Higher forecasts for global fuel demand prompted the IEA to increase estimates for the amount of crude needed from the Organization of Petroleum Exporting Countries. OPEC’s 12 members, responsible for about 40 percent of global oil supplies, will need to provide an average of 29.4 million barrels a day in 2014, or about 200,000 more than the IEA had forecast in last month’s report.
The International Monetary Fund raised its forecast for global growth this year as expansions in the U.S. and U.K. accelerate. The global economy will grow 3.7 percent this year, compared with an October estimate of 3.6 percent, the IMF said in revisions to its World Economic Outlook released in Washington today.

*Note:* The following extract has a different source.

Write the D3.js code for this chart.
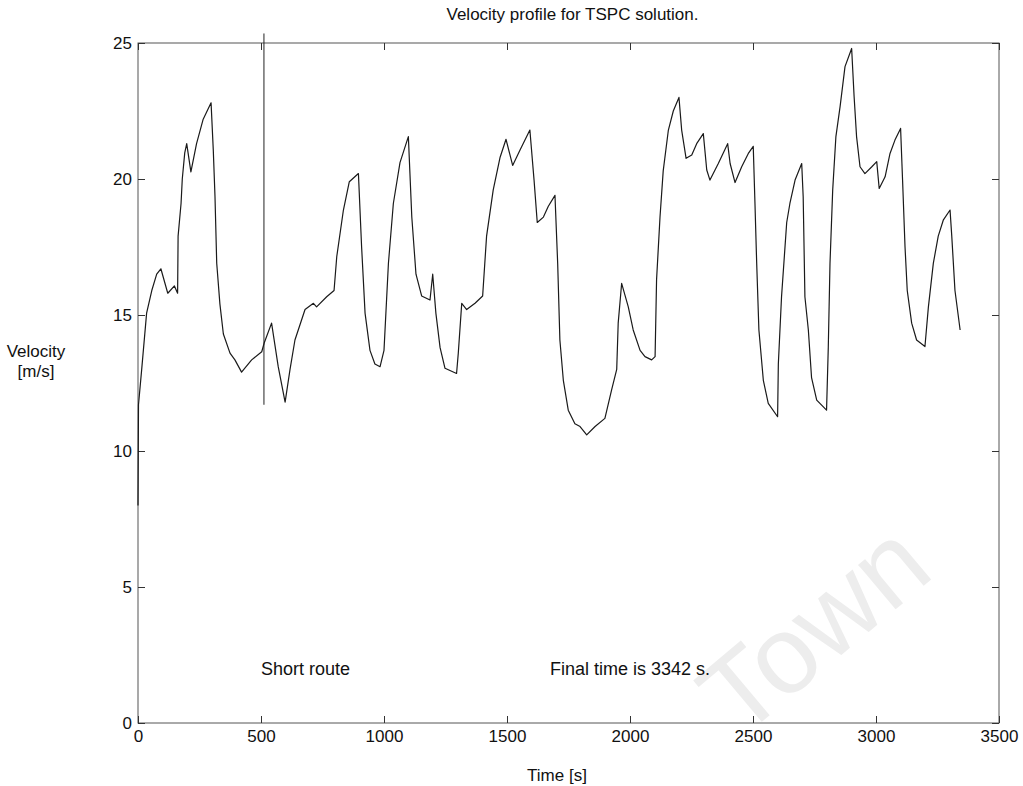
<!DOCTYPE html>
<html>
<head>
<meta charset="utf-8">
<script src="https://cdn.jsdelivr.net/npm/d3@7"></script>
<style>
  body { margin:0; background:white; }
  svg text { font-family: "Liberation Sans", Arial, sans-serif; fill:#111; }
</style>
</head>
<body>
<div id="chart"></div>
<script>
// velocity profile
var tiempo = [0,2,15,35,56,76,93,121,148,161,163,175,180,190,198,215,238,265,297,306,313,320,333,347,374,394,421,462,503,513,543,570,598,618,638,679,713,726,767,797,808,835,859,896,909,923,943,963,984,1000,1018,1038,1065,1099,1113,1130,1153,1187,1198,1211,1228,1248,1295,1302,1316,1336,1370,1401,1417,1444,1472,1496,1523,1553,1593,1610,1623,1648,1668,1695,1706,1715,1729,1749,1776,1797,1824,1858,1898,1925,1946,1952,1966,1993,2013,2041,2061,2088,2102,2108,2122,2135,2156,2176,2199,2210,2228,2251,2271,2298,2312,2325,2359,2397,2407,2427,2454,2481,2501,2508,2515,2524,2542,2562,2600,2603,2616,2637,2650,2671,2698,2704,2711,2725,2738,2759,2799,2806,2813,2824,2837,2854,2874,2901,2911,2921,2935,2955,2983,3003,3013,3037,3057,3077,3100,3108,3118,3127,3145,3165,3199,3213,3233,3253,3274,3301,3308,3321,3342];
var velocidad = [8,11.7,13.0,15.07,15.9,16.5,16.7,15.8,16.07,15.8,17.9,19.1,20.0,20.96,21.3,20.26,21.3,22.2,22.8,21.07,19.35,16.9,15.4,14.3,13.6,13.35,12.9,13.35,13.65,13.97,14.7,13.1,11.8,13.0,14.08,15.2,15.43,15.3,15.67,15.9,17.15,18.86,19.9,20.2,17.5,15.07,13.7,13.2,13.1,13.7,16.9,19.1,20.6,21.56,18.6,16.5,15.7,15.55,16.5,15.06,13.8,13.04,12.85,13.6,15.43,15.2,15.43,15.7,17.9,19.6,20.8,21.46,20.5,21.07,21.8,19.96,18.4,18.6,19.0,19.4,16.9,14.08,12.6,11.5,11.0,10.9,10.59,10.9,11.2,12.24,13.0,14.7,16.16,15.3,14.45,13.7,13.47,13.35,13.47,16.3,18.6,20.3,21.8,22.5,23.0,21.8,20.76,20.88,21.3,21.67,20.33,19.96,20.57,21.3,20.57,19.87,20.45,20.94,21.2,19.1,16.9,14.45,12.6,11.75,11.26,13.2,15.67,18.4,19.1,19.96,20.57,19.35,15.67,14.45,12.7,11.87,11.5,13.8,16.9,19.6,21.56,22.66,24.13,24.8,23.03,21.56,20.45,20.2,20.45,20.64,19.65,20.08,20.94,21.43,21.86,19.96,17.5,15.9,14.7,14.08,13.84,15.3,16.9,17.9,18.5,18.86,17.9,15.9,14.45];

var ticksX = [0,500,1000,1500,2000,2500,3000,3500];
var ticksY = [0,5,10,15,20,25];

// vertical marker line (short route)
var marcaT = [512,512];
var marcaV = [11.7,25.35];

var notas = [
  { t:500, v:2, txt:"Short route" },
  { t:1675, v:2, txt:"Final time is 3342 s." }
];

var W = 1023, H = 786;
var m = { top:43, right:24, bottom:63, left:138 };

var svg = d3.select("#chart").append("svg")
  .attr("width",W).attr("height",H);

// faint watermark of the scan
svg.append("text")
  .attr("transform","translate(740,740) rotate(-40)")
  .attr("font-size",110)
  .style("fill","#ededed")
  .text("Town");

var x = d3.scaleLinear().domain([0,3500]).range([m.left, W-m.right]);
var y = d3.scaleLinear().domain([0,25]).range([H-m.bottom, m.top]);

var g = svg.append("g");

// frame
g.append("rect")
  .attr("x",x(0)).attr("y",y(25))
  .attr("width",x(3500)-x(0)).attr("height",y(0)-y(25))
  .attr("fill","none")
  .attr("stroke","#555")
  .attr("stroke-width",1);

// inward ticks, all four sides
var tl = 7;
var ax = [
  d3.axisBottom(x).tickValues(ticksX).tickSize(-tl).tickFormat(d3.format("d")),
  d3.axisTop(x).tickValues(ticksX).tickSize(-tl).tickFormat(""),
  d3.axisLeft(y).tickValues(ticksY).tickSize(-tl),
  d3.axisRight(y).tickValues(ticksY).tickSize(-tl).tickFormat("")
];
var pos = ["translate(0,"+y(0)+")","translate(0,"+y(25)+")","translate("+x(0)+",0)","translate("+x(3500)+",0)"];

ax.forEach(function(a,i) {
  var sel = g.append("g").attr("transform",pos[i]).call(a);
  sel.select(".domain").remove();
  sel.selectAll("line").attr("stroke","#333");
  sel.selectAll("text")
    .attr("font-size",17)
    .style("font-family","Liberation Sans, Arial, sans-serif")
    .attr("fill","#111");
  if(i==0) sel.selectAll("text").attr("dy","0.2em").attr("y",16);
  if(i==2) sel.selectAll("text").attr("x",-6);
});

// marker line
svg.append("line")
  .attr("x1",x(marcaT[0])).attr("x2",x(marcaT[1]))
  .attr("y1",y(marcaV[0])).attr("y2",y(marcaV[1]))
  .attr("stroke","#222").attr("stroke-width",1);

// velocity curve
var pts = tiempo.map(function(t,i) { return [t, velocidad[i]]; });
var linea = d3.line()
  .x(function(d) { return x(d[0]); })
  .y(function(d) { return y(d[1]); });

svg.append("path")
  .datum(pts)
  .attr("d",linea)
  .attr("fill","none")
  .attr("stroke","#1a1a1a")
  .attr("stroke-width",1.2)
  .attr("stroke-linejoin","round");

// texts
svg.selectAll("text.nota")
  .data(notas).enter()
  .append("text").attr("class","nota")
  .attr("x",function(d) { return x(d.t); })
  .attr("y",function(d) { return y(d.v); })
  .attr("dy","0.35em")
  .attr("font-size",18)
  .text(function(d) { return d.txt; });

svg.append("text")
  .attr("x",(x(0)+x(3500))/2 + 4).attr("y",20)
  .attr("text-anchor","middle")
  .attr("font-size",17)
  .text("Velocity profile for TSPC solution.");

svg.append("text")
  .attr("x",557).attr("y",781)
  .attr("text-anchor","middle")
  .attr("font-size",17)
  .text("Time [s]");

var yl = svg.append("text")
  .attr("x",36).attr("y",357)
  .attr("text-anchor","middle")
  .attr("font-size",17);
yl.append("tspan").attr("x",36).text("Velocity");
yl.append("tspan").attr("x",36).attr("dy","1.2em").text("[m/s]");
</script>
</body>
</html>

“The IEA report projected this year’s demand will be higher and that’s affecting Brent,” said Michael Lynch, president of Strategic Energy & Economic Research in Winchester, Massachusetts. “If we get good economic growth, which looks increasingly likely, demand will be stronger.”
Laws preventing the export of crude from the U.S. “could have an adverse impact in continued investment in light, tight oil and thus continued growth in production,” an event the IEA refers to as the “crude wall.”
“The IEA report mentioned that if the U.S. doesn’t export crude, we are going to see a tight global market,” said Carl Larry, president of Oil Outlooks & Opinions LLC in Houston. “The report is pushing up Brent versus WTI.”
Brent was at an $11.76 premium to U.S. benchmark WTI, based on March contracts. That compares with $11.89 on Jan. 17.
U.S. crude production increased 14,000 barrels a day to 8.16 million in the week ended Jan. 10, the most since 1988, according to the Energy Information Administration, the Energy Department’s statistical arm. Output has surged as the combination of horizontal drilling and hydraulic fracturing, or fracking, has unlocked supplies trapped in shale formations.
WTI is facing technical resistance at the 50-day moving average, Baruch said. That’s around $95.44 today. The front-month contract has settled below the average since Jan. 2.
Implied volatility for at-the-money WTI options expiring in March was 17.7 percent, up from 16.9 percent Jan. 17, data compiled by Bloomberg showed.
Electronic trading volume on the Nymex was 417,734 contracts at 3:27 p.m. It totaled 427,334 contracts Jan. 17, 18 percent lower than the three-month average. Open interest was 1.61 million contracts.